In this world of too much change and chaos, I’m constantly looking for something stable, something from my past that I could return to and be comforted, like my childhood neighborhood. But everything is gone now, because, at my age, I have little connection to the home I grew up in. My parents are long gone, and only one neighbor (the mother of my childhood best friend, age 99!) still lives on the old street.

Of course, the neighborhood has changed in the 60 years since I grew up there. It’s become wealthier with bigger houses and fewer children. Although the small shopping center a block from my childhood home still exists, nothing is left except for the grocery store where I briefly worked.  Everything else is gone: Huebinger’s Drug Store where my girlfriends and I would buy comic books; the Gift Box, where we would agonize over which stuffed animal to buy with our babysitting money; and nearby the library that was my refuge.

There’s another refuge from my past that I want to go back to: a lake in Wisconsin where I spent the happiest days of my childhood with my family: swimming, boating and reading under the birch and pine trees. Although the family cottage still exists, the lake has changed: bigger homes, less wilderness and louder boats. What was once a clear lake is now filled with weeds, and all the development has chased away the chipmunks and frogs.

Even my beloved places in the Colorado mountains are disappearing.

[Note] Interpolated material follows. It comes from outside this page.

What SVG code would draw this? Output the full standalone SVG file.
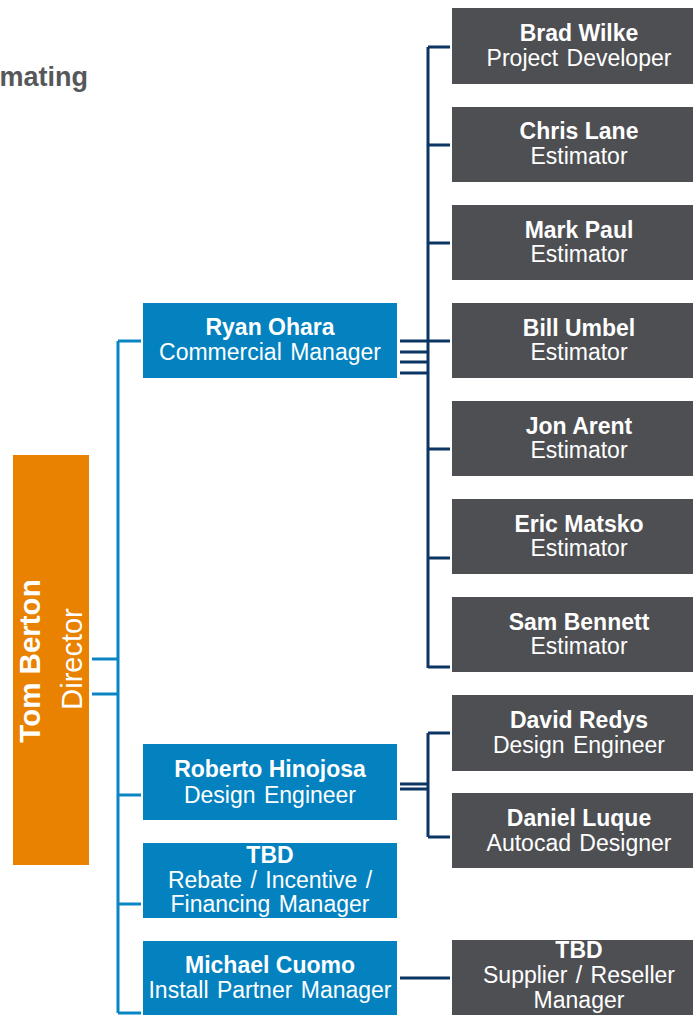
<svg xmlns="http://www.w3.org/2000/svg" width="693" height="1015" viewBox="0 0 693 1015">
<style>
.gray{fill:#4e4f53}
.blue{fill:#0482c0}
.orange{fill:#e88200}
text{font-family:"Liberation Sans",Arial,sans-serif;fill:#ffffff;text-anchor:middle}
.n{font-weight:bold;font-size:23px}
.r{font-size:23px;word-spacing:2px}
.bl{stroke:#0a85c4;stroke-width:3;fill:none}
.dk{stroke:#0b3563;stroke-width:3;fill:none}
</style>
<rect width="693" height="1015" fill="#ffffff"/>
<text x="88" y="86" style="fill:#56575a;font-weight:bold;font-size:27px;text-anchor:end">mating</text>
<g id="connectors">
<path class="bl" d="M118 341V1013M118 341H141M92 659H118M92 694H118M118 795H141M118 904H141M118 1013H141"/>
<path class="dk" d="M428 47V668M428 47H450M428 145H450M428 243H450M428 341H450M428 449H450M428 558H450M428 667H450M400 341H428M400 352H428M400 362H428M400 373H428"/>
<path class="dk" d="M428 733V837M428 733H450M428 837H450M400 784H428M400 789H428"/>
<path class="dk" d="M400 978H450"/>
</g>
<g id="tom">
<rect class="orange" x="13" y="455" width="76" height="410"/>
<text class="n" style="font-size:29.5px" transform="translate(40 661) rotate(-90)">Tom Berton</text>
<text class="r" style="font-size:29px" transform="translate(82 659) rotate(-90)">Director</text>
</g>
<g id="ryan">
<rect class="blue" x="143" y="303" width="254" height="75"/>
<text class="n" x="270" y="335">Ryan Ohara</text>
<text class="r" x="270" y="360">Commercial Manager</text>
</g>
<g id="roberto">
<rect class="blue" x="143" y="744" width="254" height="76"/>
<text class="n" x="270" y="777">Roberto Hinojosa</text>
<text class="r" x="270" y="803">Design Engineer</text>
</g>
<g id="tbd-rebate">
<rect class="blue" x="143" y="843" width="254" height="75"/>
<text class="n" x="270" y="863">TBD</text>
<text class="r" x="270" y="888">Rebate / Incentive /</text>
<text class="r" x="270" y="912">Financing Manager</text>
</g>
<g id="michael">
<rect class="blue" x="143" y="941" width="254" height="80"/>
<text class="n" x="270" y="973">Michael Cuomo</text>
<text class="r" x="270" y="998">Install Partner Manager</text>
</g>
<g id="brad">
<rect class="gray" x="452" y="8" width="254" height="76"/>
<text class="n" x="579" y="41">Brad Wilke</text>
<text class="r" x="579" y="66">Project Developer</text>
</g>
<g id="chris">
<rect class="gray" x="452" y="107" width="254" height="75"/>
<text class="n" x="579" y="139">Chris Lane</text>
<text class="r" x="579" y="164">Estimator</text>
</g>
<g id="mark">
<rect class="gray" x="452" y="205" width="254" height="75"/>
<text class="n" x="579" y="238">Mark Paul</text>
<text class="r" x="579" y="262">Estimator</text>
</g>
<g id="bill">
<rect class="gray" x="452" y="303" width="254" height="75"/>
<text class="n" x="579" y="336">Bill Umbel</text>
<text class="r" x="579" y="360">Estimator</text>
</g>
<g id="jon">
<rect class="gray" x="452" y="401" width="254" height="75"/>
<text class="n" x="579" y="434">Jon Arent</text>
<text class="r" x="579" y="458">Estimator</text>
</g>
<g id="eric">
<rect class="gray" x="452" y="499" width="254" height="75"/>
<text class="n" x="579" y="532">Eric Matsko</text>
<text class="r" x="579" y="556">Estimator</text>
</g>
<g id="sam">
<rect class="gray" x="452" y="597" width="254" height="75"/>
<text class="n" x="579" y="630">Sam Bennett</text>
<text class="r" x="579" y="654">Estimator</text>
</g>
<g id="david">
<rect class="gray" x="452" y="695" width="254" height="76"/>
<text class="n" x="579" y="728">David Redys</text>
<text class="r" x="579" y="753">Design Engineer</text>
</g>
<g id="daniel">
<rect class="gray" x="452" y="793" width="254" height="75"/>
<text class="n" x="579" y="826">Daniel Luque</text>
<text class="r" x="579" y="851">Autocad Designer</text>
</g>
<g id="tbd-supplier">
<rect class="gray" x="452" y="940" width="254" height="80"/>
<text class="n" x="579" y="958">TBD</text>
<text class="r" x="579" y="983">Supplier / Reseller</text>
<text class="r" x="579" y="1008">Manager</text>
</g>
</svg>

Wildfires have destroyed some of my favorite trails, and old mining towns that had stayed much the same for 100 years are now filled with condos and new mansions. 

There was a time when things didn’t change as quickly. Both sets of grandparents lived in the same neighborhoods in Chicago for their whole lives—one in the Czech neighborhood on the west side and the other on the north and German side. My grandfathers worked the same jobs for their whole lives, while my grandmothers shopped at the same grocery and department stores. Each couple (and their families) attended the same neighborhood church, where they were married, their children baptized and their funerals held. Because they lived in the same place their whole lives, they knew all their neighbors, who also rarely moved. And so a community was formed—at that time (the 1930s-50s) composed mostly of people from their own ethnic backgrounds. Of course, this resulted in an ethnic insularity that often kept out people of different backgrounds and races.

Even though I’ve lived in the same neighborhood for more than 30 years, everyone around me keeps moving, so there are only two houses in a three-block neighborhood where I know the residents. It’s a disorienting feeling, and I think contributes to our sense of anxiety in this world. Along Colorado’s booming Front Range, new subdivisions are taking over once empty fields. Nothing stays the same, especially the landscape.

Even something as small as losing my favorite restaurants can disrupt my personal landscape. Especially during the pandemic many restaurants closed permanently. Though that may seem trivial or unimportant, especially compared to more serious issues like failing health, it’s a loss in our day-to-day lives. You lose a place that you’ve been going to for 25 years—a place that felt comfortable, where you celebrated birthdays or anniversaries, where the chicken pot pie always made you feel better. When other long-time stores and restaurants close, the losses start piling up and one day you realize that all your favorite places are gone. At the new places, the music is too loud, the menu has food you’ve never heard of, the chairs are metal, and everyone there is 30 years younger than you.

It adds to the sense of dislocation, of a world that is out of control. It’s especially hard for seniors because we adapt to change more slowly. All I want is the booth at my once-favorite hamburger joint, but Tom’s Tavern has since been replaced by an upscale restaurant that serves “wood roasted octopus, with curried carrot purée, candied bacon, roasted turnips, asparagus, black garlic aioli.” Since Tom’s closed I’ve become mostly a vegetarian, but if the tavern were magically resurrected, I’d beat a path to their door to enjoy their hamburgers and fries, while sitting in a booth and watching the shuffleboard players. Just for a while, it would feel like home.